# WHAT IS ASKED:
Quote the data exactly, first line to the line containing "from matplotlib.patches import Patch", with no pictures.

# DATA BLOCK:
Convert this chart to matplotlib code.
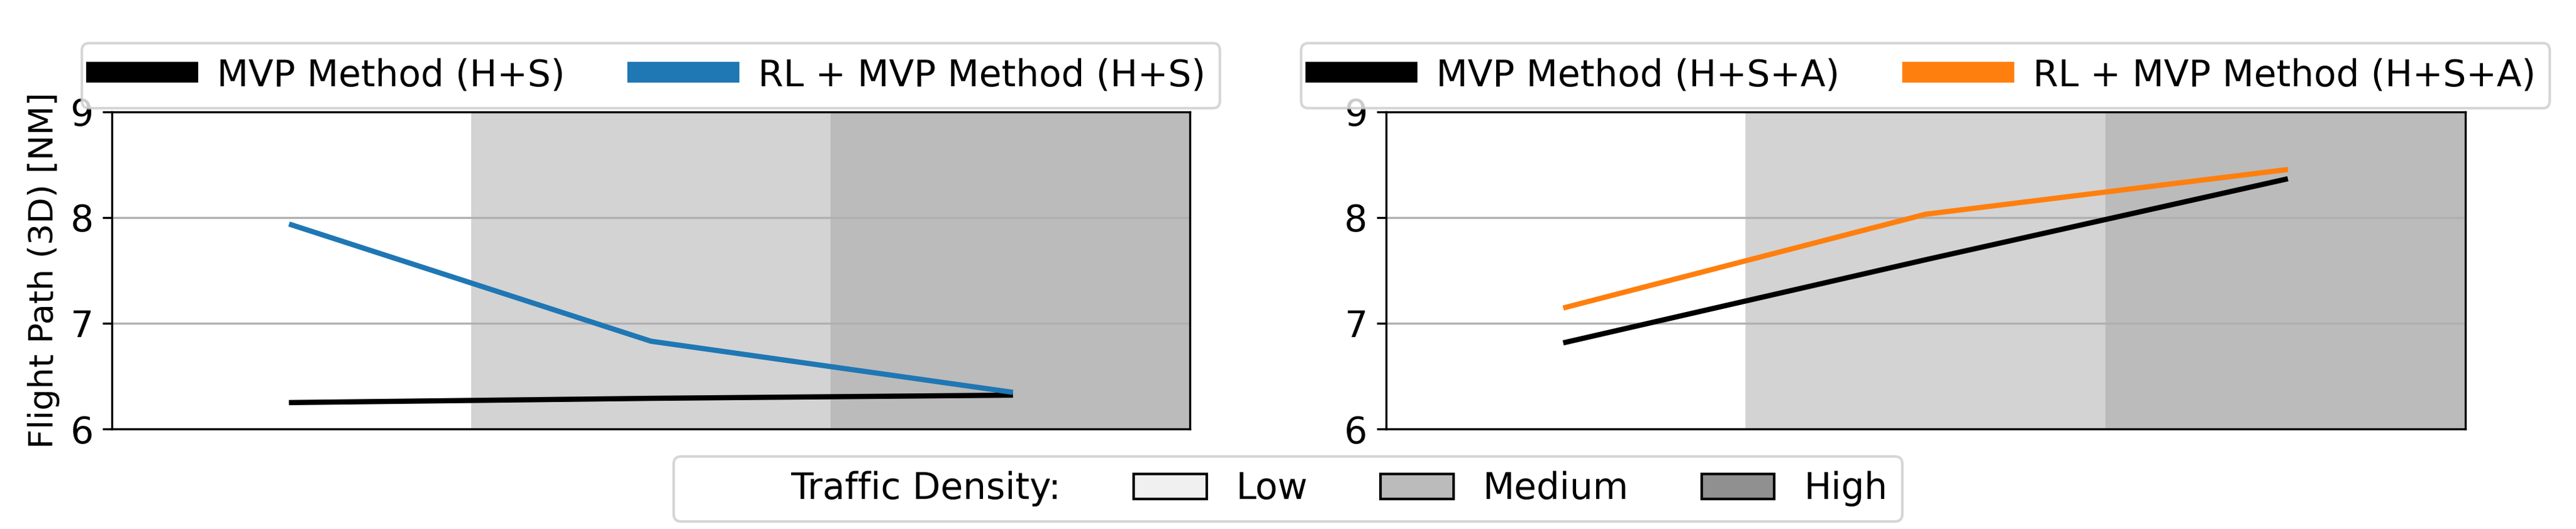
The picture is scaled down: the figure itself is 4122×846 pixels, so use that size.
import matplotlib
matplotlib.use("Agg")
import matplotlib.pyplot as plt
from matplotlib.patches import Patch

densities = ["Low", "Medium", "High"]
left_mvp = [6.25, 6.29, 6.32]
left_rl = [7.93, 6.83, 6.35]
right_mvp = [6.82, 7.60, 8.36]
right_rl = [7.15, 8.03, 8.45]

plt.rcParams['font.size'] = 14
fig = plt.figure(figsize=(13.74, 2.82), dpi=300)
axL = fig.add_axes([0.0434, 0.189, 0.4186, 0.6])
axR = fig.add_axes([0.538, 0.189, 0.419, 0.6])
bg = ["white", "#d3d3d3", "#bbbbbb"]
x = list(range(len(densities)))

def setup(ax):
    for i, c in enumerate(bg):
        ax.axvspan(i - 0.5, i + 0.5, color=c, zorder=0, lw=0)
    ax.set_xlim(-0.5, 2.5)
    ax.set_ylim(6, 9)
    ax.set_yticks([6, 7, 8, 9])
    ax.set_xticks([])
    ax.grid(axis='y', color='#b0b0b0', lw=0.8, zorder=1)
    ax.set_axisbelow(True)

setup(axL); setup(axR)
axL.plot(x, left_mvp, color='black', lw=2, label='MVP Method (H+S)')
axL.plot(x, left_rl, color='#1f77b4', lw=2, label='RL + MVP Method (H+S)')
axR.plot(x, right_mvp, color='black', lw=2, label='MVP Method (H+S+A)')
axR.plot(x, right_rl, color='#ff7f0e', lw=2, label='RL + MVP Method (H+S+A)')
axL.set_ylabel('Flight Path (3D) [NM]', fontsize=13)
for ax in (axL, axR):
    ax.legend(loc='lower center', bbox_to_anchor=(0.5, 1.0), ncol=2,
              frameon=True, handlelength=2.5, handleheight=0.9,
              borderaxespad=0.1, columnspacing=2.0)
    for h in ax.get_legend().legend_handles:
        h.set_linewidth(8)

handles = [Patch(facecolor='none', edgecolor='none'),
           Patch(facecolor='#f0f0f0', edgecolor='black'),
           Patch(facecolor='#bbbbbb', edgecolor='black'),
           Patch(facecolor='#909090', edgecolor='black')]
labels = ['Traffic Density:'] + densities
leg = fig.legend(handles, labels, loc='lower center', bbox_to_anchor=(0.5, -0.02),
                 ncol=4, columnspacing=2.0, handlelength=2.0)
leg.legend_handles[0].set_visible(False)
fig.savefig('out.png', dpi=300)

# TASK RESULT:
Convert this chart to matplotlib code.
The picture is scaled down: the figure itself is 4122×846 pixels, so use that size.
import matplotlib
matplotlib.use("Agg")
import matplotlib.pyplot as plt
from matplotlib.patches import Patch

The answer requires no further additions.